◆ Aim ◆
Copy out each line of the data that holds the word "Clone".

◆ Exercise materials ◆

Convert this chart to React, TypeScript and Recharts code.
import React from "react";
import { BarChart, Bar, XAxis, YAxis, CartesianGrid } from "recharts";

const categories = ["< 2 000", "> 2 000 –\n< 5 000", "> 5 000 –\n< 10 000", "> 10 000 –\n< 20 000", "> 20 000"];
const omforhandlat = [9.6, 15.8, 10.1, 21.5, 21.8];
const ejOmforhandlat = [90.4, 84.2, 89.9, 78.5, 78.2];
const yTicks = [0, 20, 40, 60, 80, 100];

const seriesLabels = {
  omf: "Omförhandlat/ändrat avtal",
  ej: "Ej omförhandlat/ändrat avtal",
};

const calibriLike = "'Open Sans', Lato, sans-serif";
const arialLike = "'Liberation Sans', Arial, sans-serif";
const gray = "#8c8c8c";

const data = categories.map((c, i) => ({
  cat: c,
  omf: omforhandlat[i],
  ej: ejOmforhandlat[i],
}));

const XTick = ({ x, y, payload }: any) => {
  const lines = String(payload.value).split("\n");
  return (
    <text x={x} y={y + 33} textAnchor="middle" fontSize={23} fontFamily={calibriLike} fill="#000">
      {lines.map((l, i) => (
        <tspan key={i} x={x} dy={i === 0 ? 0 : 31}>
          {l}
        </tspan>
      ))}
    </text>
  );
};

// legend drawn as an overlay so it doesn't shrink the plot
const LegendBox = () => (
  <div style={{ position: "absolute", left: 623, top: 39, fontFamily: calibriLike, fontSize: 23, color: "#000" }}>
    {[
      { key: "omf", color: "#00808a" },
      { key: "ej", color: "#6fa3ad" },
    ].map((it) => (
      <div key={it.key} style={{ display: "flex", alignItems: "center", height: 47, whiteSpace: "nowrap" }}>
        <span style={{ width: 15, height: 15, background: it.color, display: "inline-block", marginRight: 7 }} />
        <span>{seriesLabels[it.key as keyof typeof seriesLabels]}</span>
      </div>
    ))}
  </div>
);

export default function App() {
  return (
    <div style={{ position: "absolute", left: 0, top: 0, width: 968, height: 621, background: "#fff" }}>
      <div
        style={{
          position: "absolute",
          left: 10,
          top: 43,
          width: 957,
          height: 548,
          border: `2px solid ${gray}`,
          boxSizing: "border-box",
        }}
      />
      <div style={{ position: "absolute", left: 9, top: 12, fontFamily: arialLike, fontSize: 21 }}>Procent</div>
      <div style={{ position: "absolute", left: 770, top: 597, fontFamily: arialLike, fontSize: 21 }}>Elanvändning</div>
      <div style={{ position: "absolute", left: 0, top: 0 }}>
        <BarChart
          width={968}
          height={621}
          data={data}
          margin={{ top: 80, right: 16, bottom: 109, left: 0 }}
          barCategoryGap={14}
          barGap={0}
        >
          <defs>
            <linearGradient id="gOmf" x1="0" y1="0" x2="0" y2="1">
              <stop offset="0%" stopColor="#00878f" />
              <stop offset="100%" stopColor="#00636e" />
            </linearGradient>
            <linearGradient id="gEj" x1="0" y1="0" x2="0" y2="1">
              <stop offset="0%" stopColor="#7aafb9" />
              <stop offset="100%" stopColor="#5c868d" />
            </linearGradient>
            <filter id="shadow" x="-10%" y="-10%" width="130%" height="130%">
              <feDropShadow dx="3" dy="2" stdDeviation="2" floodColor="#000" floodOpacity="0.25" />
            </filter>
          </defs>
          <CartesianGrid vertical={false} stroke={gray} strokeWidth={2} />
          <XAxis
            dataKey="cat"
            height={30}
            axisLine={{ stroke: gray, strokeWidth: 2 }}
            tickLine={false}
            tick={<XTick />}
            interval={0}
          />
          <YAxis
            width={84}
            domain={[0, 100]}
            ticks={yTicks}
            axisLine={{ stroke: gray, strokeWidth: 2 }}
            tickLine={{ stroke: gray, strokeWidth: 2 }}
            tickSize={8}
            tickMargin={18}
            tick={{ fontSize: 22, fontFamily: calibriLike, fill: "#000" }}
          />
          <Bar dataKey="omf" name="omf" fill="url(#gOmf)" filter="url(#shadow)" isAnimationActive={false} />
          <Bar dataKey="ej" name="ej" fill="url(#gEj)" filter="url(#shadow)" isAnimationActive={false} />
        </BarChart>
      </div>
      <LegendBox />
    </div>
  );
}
...
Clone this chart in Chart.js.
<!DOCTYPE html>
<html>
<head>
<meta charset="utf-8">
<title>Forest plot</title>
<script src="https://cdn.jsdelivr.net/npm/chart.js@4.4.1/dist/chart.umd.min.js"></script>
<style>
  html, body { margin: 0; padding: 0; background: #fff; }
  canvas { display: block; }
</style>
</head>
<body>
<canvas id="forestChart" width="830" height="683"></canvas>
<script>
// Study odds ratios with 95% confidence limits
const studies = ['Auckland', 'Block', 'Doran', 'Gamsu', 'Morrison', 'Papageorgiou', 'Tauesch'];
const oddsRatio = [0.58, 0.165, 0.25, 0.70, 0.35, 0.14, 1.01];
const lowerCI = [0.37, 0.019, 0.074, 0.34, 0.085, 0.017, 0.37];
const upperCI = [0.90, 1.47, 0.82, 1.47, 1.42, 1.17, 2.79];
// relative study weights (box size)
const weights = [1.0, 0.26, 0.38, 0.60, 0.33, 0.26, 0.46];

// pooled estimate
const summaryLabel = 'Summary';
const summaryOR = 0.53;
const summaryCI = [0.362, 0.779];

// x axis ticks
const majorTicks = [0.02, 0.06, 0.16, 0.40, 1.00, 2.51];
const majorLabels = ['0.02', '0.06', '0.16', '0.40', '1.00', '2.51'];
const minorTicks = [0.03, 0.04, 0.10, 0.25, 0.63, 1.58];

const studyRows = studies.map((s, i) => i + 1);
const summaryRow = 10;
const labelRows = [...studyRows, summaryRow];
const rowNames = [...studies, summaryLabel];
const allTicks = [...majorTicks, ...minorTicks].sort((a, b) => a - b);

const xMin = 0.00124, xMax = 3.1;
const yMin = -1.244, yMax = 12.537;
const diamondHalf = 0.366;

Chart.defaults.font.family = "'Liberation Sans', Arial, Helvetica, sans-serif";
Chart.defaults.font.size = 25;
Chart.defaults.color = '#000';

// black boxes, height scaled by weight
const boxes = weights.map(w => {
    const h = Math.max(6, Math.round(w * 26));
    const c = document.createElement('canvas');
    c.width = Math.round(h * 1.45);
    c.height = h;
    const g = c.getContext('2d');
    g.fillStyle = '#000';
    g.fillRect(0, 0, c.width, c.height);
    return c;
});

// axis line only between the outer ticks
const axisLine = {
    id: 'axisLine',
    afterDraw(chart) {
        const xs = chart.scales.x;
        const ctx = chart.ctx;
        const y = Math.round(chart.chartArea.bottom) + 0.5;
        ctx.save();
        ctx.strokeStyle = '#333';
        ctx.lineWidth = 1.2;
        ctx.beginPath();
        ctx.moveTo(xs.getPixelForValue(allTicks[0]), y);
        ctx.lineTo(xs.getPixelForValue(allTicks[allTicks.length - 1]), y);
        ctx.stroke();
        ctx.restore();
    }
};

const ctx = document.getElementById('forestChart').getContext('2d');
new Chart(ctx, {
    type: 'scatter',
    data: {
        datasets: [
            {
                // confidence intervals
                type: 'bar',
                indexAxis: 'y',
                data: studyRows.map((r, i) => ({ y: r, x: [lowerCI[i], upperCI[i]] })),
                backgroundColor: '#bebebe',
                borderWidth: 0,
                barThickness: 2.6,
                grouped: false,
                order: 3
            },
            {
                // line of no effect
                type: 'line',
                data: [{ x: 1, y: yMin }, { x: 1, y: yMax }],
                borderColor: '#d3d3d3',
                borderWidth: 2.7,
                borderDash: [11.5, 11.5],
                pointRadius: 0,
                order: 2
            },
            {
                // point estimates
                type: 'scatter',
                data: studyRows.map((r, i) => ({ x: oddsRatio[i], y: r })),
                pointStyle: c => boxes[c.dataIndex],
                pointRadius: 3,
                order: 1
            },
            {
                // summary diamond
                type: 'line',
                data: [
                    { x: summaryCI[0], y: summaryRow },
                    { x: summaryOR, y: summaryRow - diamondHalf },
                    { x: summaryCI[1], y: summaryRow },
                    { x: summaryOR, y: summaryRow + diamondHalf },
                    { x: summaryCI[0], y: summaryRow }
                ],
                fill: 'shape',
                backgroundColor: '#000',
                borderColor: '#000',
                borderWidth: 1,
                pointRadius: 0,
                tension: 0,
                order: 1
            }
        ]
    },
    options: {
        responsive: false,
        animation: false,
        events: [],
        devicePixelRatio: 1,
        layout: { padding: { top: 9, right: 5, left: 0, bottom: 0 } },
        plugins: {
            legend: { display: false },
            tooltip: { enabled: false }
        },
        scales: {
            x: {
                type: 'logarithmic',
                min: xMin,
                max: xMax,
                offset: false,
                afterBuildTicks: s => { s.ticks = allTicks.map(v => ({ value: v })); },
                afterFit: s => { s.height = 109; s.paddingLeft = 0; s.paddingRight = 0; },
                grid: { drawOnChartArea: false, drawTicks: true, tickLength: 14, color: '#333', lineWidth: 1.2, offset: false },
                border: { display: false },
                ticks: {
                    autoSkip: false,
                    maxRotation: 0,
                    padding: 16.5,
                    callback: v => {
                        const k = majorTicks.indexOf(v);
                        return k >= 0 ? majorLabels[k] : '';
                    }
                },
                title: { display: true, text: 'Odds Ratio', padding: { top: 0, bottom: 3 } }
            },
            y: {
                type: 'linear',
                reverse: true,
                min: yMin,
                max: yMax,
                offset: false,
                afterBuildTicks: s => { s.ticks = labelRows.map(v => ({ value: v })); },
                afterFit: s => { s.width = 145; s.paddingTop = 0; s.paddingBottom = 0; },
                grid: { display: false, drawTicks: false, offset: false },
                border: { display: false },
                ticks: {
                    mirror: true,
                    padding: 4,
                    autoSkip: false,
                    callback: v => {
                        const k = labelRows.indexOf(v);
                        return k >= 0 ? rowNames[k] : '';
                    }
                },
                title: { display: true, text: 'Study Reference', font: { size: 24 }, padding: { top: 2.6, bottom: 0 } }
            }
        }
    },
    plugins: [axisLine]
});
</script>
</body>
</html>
---
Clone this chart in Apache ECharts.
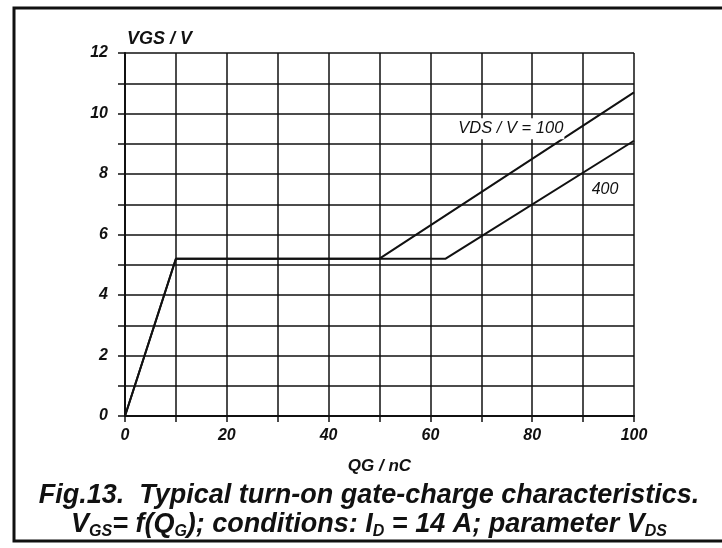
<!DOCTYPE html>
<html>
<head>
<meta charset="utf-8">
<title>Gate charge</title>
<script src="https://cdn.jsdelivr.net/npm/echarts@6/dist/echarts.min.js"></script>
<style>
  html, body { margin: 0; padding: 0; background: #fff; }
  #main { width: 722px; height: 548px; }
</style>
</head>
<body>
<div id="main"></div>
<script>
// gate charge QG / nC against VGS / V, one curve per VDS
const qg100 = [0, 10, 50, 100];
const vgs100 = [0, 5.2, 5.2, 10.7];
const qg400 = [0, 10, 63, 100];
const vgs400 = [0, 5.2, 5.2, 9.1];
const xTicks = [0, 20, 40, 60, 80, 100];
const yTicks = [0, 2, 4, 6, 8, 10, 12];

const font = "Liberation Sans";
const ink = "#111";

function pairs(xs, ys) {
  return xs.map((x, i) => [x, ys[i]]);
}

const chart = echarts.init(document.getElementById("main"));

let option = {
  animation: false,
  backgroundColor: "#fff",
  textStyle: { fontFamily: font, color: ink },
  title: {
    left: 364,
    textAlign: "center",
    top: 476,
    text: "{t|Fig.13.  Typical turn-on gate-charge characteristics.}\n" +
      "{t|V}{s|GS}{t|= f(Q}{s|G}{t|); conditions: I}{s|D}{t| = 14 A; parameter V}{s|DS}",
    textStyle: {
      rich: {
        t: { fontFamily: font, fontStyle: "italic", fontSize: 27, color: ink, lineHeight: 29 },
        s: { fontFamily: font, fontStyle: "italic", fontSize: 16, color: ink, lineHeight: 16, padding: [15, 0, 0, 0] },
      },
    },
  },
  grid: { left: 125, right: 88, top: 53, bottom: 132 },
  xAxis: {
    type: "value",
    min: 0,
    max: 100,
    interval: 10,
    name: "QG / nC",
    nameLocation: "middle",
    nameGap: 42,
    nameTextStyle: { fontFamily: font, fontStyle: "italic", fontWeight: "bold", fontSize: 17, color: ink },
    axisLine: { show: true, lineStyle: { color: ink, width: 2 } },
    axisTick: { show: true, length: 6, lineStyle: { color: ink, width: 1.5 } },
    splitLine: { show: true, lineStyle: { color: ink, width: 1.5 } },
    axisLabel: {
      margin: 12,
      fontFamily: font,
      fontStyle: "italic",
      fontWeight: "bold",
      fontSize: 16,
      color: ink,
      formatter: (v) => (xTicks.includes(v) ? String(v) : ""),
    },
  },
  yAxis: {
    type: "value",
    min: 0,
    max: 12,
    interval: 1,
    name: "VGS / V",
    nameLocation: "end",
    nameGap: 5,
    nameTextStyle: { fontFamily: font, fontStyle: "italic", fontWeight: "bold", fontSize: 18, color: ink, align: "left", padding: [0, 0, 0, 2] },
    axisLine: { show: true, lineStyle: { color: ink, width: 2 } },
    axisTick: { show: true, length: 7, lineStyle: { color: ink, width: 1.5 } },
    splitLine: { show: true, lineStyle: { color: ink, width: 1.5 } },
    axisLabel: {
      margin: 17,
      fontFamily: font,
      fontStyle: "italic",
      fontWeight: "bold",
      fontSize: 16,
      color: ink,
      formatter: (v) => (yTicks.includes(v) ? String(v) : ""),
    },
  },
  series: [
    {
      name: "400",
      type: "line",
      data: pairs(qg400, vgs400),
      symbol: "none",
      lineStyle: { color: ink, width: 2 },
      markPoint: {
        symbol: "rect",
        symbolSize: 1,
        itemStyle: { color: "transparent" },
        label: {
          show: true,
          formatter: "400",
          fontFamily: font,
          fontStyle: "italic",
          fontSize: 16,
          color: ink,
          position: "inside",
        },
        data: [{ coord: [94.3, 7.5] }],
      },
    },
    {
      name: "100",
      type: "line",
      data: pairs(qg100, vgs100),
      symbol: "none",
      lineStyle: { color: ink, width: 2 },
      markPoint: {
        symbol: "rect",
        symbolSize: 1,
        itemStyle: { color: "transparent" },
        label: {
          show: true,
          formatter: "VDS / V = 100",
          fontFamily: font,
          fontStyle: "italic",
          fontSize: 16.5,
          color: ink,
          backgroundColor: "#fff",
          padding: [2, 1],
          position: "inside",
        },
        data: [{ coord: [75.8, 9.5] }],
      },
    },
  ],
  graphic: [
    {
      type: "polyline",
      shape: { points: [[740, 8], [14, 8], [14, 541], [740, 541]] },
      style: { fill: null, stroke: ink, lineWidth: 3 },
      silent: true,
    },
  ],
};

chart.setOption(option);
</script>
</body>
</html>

◆ In response ◆
Clone this chart in Chart.js.
Clone this chart in Apache ECharts.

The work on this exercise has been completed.